▶ _Set task_:
Copy the material below verbatim from the line with "Generate a Python" to the line with "plt.rcParams['axes.formatter.use_mathtext'] = True", both lines included, omitting pictures and every line outside that range.
+-------+
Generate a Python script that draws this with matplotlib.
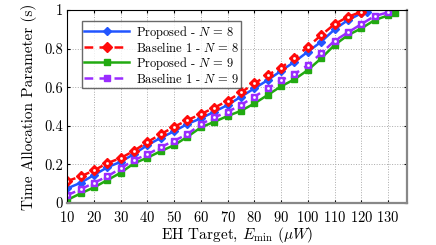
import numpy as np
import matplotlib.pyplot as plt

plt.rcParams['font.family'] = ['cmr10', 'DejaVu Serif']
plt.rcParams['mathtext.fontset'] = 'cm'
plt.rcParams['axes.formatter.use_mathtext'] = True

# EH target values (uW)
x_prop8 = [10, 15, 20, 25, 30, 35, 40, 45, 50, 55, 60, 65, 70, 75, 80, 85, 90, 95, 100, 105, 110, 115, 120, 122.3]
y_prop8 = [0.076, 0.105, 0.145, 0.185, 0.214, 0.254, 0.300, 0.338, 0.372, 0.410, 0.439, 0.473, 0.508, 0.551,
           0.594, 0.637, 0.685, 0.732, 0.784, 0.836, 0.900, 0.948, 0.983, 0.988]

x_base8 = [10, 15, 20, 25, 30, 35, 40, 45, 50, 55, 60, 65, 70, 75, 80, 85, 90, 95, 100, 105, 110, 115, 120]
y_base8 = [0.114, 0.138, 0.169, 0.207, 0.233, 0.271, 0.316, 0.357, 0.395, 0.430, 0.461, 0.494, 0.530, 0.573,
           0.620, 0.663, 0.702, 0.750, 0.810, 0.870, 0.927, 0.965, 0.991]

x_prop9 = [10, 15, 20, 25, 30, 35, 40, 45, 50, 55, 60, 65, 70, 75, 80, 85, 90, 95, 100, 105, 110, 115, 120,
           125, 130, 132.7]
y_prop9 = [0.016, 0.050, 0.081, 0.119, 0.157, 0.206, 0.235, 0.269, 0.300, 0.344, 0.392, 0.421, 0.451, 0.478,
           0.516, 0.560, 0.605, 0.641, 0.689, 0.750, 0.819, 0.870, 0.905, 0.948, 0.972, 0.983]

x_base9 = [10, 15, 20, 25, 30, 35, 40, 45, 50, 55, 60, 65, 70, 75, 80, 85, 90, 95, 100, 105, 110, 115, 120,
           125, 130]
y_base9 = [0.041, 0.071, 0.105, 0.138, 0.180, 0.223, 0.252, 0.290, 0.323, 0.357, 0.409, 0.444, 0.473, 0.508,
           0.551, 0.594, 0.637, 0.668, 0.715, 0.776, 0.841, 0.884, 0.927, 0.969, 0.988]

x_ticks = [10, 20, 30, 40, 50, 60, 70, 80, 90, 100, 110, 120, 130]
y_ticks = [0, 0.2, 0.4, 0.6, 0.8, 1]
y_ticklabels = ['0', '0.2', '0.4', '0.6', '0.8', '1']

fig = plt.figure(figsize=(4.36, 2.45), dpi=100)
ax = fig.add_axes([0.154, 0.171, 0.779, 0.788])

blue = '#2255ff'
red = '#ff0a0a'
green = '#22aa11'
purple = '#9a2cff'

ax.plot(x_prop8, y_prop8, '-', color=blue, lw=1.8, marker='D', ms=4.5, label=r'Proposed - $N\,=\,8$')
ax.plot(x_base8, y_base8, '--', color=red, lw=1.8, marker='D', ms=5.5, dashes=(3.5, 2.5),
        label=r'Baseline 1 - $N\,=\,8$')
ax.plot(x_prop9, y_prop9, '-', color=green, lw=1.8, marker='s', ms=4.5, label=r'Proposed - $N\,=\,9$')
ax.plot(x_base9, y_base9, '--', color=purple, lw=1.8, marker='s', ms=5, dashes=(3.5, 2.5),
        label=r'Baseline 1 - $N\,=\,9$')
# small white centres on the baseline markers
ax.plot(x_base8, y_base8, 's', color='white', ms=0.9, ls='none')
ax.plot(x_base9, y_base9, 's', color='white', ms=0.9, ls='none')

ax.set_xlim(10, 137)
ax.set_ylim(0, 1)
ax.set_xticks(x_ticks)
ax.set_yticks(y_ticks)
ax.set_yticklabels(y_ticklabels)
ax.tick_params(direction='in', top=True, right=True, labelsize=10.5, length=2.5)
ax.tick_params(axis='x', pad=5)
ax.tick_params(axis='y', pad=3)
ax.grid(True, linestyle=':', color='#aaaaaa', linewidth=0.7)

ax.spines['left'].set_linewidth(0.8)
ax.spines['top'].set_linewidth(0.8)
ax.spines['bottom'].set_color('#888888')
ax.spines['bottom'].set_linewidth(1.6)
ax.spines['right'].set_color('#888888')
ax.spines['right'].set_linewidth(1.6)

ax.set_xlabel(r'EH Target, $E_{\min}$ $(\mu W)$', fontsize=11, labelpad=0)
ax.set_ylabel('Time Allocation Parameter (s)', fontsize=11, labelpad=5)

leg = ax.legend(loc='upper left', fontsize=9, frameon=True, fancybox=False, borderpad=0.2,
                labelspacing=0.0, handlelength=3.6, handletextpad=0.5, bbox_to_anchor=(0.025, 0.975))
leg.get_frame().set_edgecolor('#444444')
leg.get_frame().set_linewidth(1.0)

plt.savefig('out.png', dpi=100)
+-------+
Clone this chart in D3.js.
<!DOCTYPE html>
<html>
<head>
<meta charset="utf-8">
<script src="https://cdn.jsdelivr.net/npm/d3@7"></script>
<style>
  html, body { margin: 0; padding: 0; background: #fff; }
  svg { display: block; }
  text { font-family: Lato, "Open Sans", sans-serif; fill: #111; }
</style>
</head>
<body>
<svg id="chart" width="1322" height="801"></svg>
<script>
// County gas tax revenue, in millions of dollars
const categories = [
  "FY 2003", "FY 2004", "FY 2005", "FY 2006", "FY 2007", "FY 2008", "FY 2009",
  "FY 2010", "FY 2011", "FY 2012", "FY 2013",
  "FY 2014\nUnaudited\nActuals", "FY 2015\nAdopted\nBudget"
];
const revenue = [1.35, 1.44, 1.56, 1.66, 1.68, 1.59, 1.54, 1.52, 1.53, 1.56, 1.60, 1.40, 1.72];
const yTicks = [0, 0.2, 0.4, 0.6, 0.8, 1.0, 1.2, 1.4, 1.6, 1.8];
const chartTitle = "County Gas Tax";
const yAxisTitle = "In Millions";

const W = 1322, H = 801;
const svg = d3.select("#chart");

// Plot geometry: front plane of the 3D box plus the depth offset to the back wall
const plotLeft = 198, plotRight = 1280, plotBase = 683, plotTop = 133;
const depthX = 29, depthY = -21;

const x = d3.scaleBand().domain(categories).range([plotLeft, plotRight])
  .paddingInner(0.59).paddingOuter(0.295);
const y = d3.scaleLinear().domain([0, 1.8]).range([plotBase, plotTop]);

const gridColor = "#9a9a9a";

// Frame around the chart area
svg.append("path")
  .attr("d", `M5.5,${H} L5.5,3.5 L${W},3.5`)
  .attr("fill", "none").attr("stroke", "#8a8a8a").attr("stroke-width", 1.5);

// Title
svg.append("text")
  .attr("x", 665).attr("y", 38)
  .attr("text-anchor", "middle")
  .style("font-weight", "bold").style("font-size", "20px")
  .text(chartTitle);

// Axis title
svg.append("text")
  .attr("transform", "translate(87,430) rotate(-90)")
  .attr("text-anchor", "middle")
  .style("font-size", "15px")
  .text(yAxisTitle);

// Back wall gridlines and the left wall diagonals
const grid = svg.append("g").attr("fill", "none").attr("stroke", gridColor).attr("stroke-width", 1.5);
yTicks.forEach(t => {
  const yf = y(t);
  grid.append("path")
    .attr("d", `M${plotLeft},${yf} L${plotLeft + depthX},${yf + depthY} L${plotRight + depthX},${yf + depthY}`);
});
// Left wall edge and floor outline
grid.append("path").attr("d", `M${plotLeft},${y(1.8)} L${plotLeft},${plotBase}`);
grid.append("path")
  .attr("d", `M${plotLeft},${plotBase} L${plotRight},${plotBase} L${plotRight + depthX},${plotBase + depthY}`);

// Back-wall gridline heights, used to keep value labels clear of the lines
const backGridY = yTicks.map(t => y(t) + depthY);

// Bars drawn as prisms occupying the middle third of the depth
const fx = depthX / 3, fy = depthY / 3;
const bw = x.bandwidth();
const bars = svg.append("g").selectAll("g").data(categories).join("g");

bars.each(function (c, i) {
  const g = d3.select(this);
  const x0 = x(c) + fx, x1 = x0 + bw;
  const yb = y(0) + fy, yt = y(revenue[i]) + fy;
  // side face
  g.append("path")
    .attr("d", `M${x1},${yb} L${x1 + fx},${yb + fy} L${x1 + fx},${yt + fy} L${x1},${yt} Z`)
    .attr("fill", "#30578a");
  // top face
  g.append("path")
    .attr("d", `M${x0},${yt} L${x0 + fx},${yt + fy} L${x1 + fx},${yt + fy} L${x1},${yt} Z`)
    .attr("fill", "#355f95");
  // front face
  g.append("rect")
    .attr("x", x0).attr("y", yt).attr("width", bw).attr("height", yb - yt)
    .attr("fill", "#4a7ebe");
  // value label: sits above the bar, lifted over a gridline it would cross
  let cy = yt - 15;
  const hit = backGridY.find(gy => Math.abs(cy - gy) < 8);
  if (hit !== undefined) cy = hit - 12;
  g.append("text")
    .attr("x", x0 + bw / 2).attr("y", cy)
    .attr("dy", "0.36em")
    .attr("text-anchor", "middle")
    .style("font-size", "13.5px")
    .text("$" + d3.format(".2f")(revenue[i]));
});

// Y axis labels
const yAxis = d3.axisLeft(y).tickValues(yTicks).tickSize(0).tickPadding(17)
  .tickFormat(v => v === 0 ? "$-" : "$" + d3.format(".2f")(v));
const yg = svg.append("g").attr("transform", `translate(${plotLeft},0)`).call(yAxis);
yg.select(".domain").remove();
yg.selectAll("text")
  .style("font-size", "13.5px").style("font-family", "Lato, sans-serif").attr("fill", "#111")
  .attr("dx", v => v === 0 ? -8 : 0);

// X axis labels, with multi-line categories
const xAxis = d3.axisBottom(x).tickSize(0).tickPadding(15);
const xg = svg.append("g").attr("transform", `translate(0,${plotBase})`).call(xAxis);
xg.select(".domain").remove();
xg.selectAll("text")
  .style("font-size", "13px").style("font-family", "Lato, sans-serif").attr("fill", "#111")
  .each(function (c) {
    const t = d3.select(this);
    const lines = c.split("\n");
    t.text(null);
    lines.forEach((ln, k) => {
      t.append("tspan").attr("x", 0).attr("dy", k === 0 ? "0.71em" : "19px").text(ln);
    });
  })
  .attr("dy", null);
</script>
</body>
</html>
+-------+
▶ _Response_:
Generate a Python script that draws this with matplotlib.
import numpy as np
import matplotlib.pyplot as plt

plt.rcParams['font.family'] = ['cmr10', 'DejaVu Serif']
plt.rcParams['mathtext.fontset'] = 'cm'
plt.rcParams['axes.formatter.use_mathtext'] = True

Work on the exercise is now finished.